▸ PROVIDED DATA
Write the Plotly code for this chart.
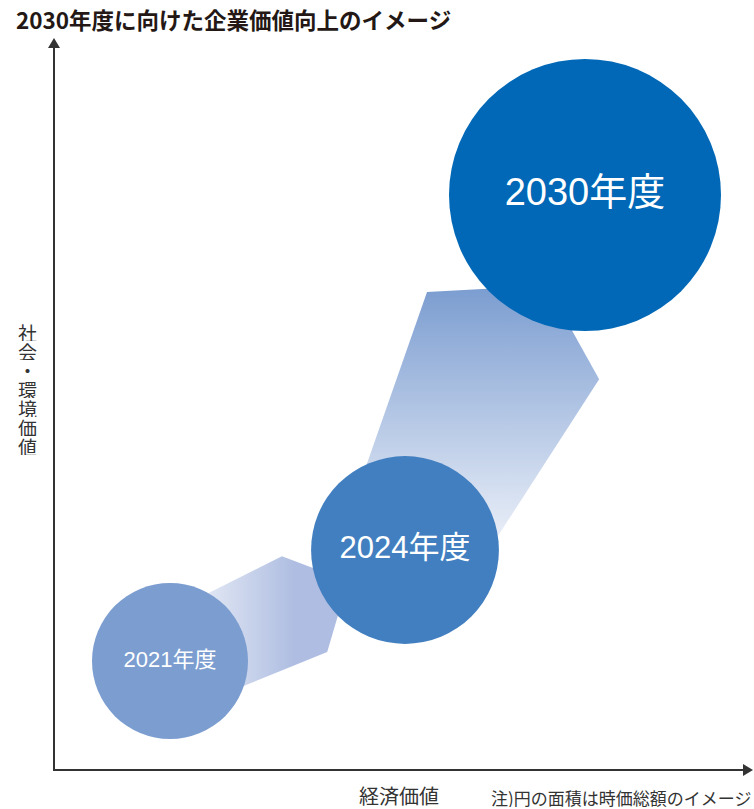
import numpy as np
import plotly.graph_objects as go

# ---------------- data ----------------
years = ["2021年度", "2024年度", "2030年度"]
economic_value = [116, 351, 531]      # horizontal position (経済価値)
social_value = [109, 220, 575]        # vertical position (社会・環境価値)
market_cap = [100, 145, 304]          # relative market cap (circle area)
circle_colors = ["#7b9dd0", "#427fc0", "#0068b6"]
label_sizes = [22, 31, 38]

title_text = "2030年度に向けた企業価値向上のイメージ"
y_label = "社会・環境価値"
x_label = "経済価値"
note_text = "注)円の面積は時価総額のイメージ"

FONT = "Noto Sans CJK JP"
MIX_FONT = "Liberation Sans, Noto Sans CJK JP"
AXIS_COLOR = "#333333"

W, H = 754, 809
X0, Y0 = 54, 770   # pixel location of the origin
xr = [-X0, W - X0]
yr = [-(H - Y0), Y0]

# circle diameters from market cap (area proportional)
base_d = 156
diam = [base_d * np.sqrt(c / market_cap[0]) for c in market_cap]


def arrow_poly(i, j, s0, s1, tip, w0l, w0r, w1l, w1r, tip_off):
    p0 = np.array([economic_value[i], social_value[i]], float)
    p1 = np.array([economic_value[j], social_value[j]], float)
    d = (p1 - p0) / np.linalg.norm(p1 - p0)
    n = np.array([d[1], -d[0]])  # right-hand normal
    pts = [
        p0 + s0 * d - w0l * n,
        p0 + s1 * d - w1l * n,
        p0 + tip * d + tip_off * n,
        p0 + s1 * d + w1r * n,
        p0 + s0 * d + w0r * n,
    ]
    pts.append(pts[0])
    xs = [p[0] for p in pts]
    ys = [p[1] for p in pts]
    return xs, ys


fig = go.Figure()

# arrow 2021 -> 2024
ax1, ay1 = arrow_poly(0, 1, 20, 146, 195, 44, 52, 47, 59, 4)
fig.add_trace(go.Scatter(
    x=ax1, y=ay1, mode="lines", fill="toself", line=dict(width=0),
    fillgradient=dict(type="horizontal", start=155, stop=241,
                      colorscale=[[0, "#dfe5f3"], [1, "#aebde1"]]),
    hoverinfo="skip", showlegend=False))

# arrow 2024 -> 2030
ax2, ay2 = arrow_poly(1, 2, 30, 240, 300, 69, 74, 97, 96, 7)
fig.add_trace(go.Scatter(
    x=ax2, y=ay2, mode="lines", fill="toself", line=dict(width=0),
    fillgradient=dict(type="vertical", start=230, stop=479,
                      colorscale=[[0, "#eaeff8"], [1, "#7d9ed1"]]),
    hoverinfo="skip", showlegend=False))

# circles
fig.add_trace(go.Scatter(
    x=economic_value, y=social_value, mode="markers+text",
    marker=dict(size=diam, color=circle_colors, opacity=1,
                line=dict(width=0)),
    text=years, textposition="middle center",
    textfont=dict(family=MIX_FONT, size=label_sizes, color="white"),
    hoverinfo="skip", showlegend=False))

# axes with arrowheads
shapes = [
    dict(type="line", x0=0, y0=-1, x1=0, y1=724, xref="x", yref="y",
         line=dict(color=AXIS_COLOR, width=2)),
    dict(type="line", x0=-1, y0=0, x1=690, y1=0, xref="x", yref="y",
         line=dict(color=AXIS_COLOR, width=2)),
    dict(type="path", path="M -6,722 L 6,722 L 0,732 Z", xref="x", yref="y",
         fillcolor=AXIS_COLOR, line=dict(width=0)),
    dict(type="path", path="M 689,-6 L 689,6 L 699,0 Z", xref="x", yref="y",
         fillcolor=AXIS_COLOR, line=dict(width=0)),
]

annotations = [
    dict(text=title_text, xref="paper", yref="paper", x=14 / W, y=1 - 19 / H,
         xanchor="left", yanchor="middle", showarrow=False,
         font=dict(family=FONT, size=22.5, color="#231815", weight="bold")),
    dict(text=x_label, xref="x", yref="y", x=399 - X0, y=Y0 - 795,
         xanchor="center", yanchor="middle", showarrow=False, height=22,
         font=dict(family=FONT, size=20, color=AXIS_COLOR)),
    dict(text=note_text, xref="x", yref="y", x=753 - X0, y=Y0 - 797,
         xanchor="right", yanchor="middle", showarrow=False, height=20,
         font=dict(family=FONT, size=17, color=AXIS_COLOR)),
]
for k, ch in enumerate(y_label):
    annotations.append(dict(
        text=ch, xref="x", yref="y", x=27 - X0, y=Y0 - (332 + 19 * k),
        xanchor="center", yanchor="middle", showarrow=False,
        height=18, borderpad=0,
        font=dict(family=FONT, size=19, color=AXIS_COLOR)))

fig.update_layout(
    width=W, height=H, autosize=False,
    margin=dict(l=0, r=0, t=0, b=0, pad=0),
    paper_bgcolor="white", plot_bgcolor="white",
    xaxis=dict(range=xr, visible=False, fixedrange=True),
    yaxis=dict(range=yr, visible=False, fixedrange=True),
    shapes=shapes, annotations=annotations,
)

fig.write_html("out.html")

▸ DIRECTIONS FOR THIS TASK
Leave out any pictures and return exactly the lines from the beginning of the data through the line with "import plotly.graph_objects as go", inclusive.

▸ RESULT
Write the Plotly code for this chart.
import numpy as np
import plotly.graph_objects as go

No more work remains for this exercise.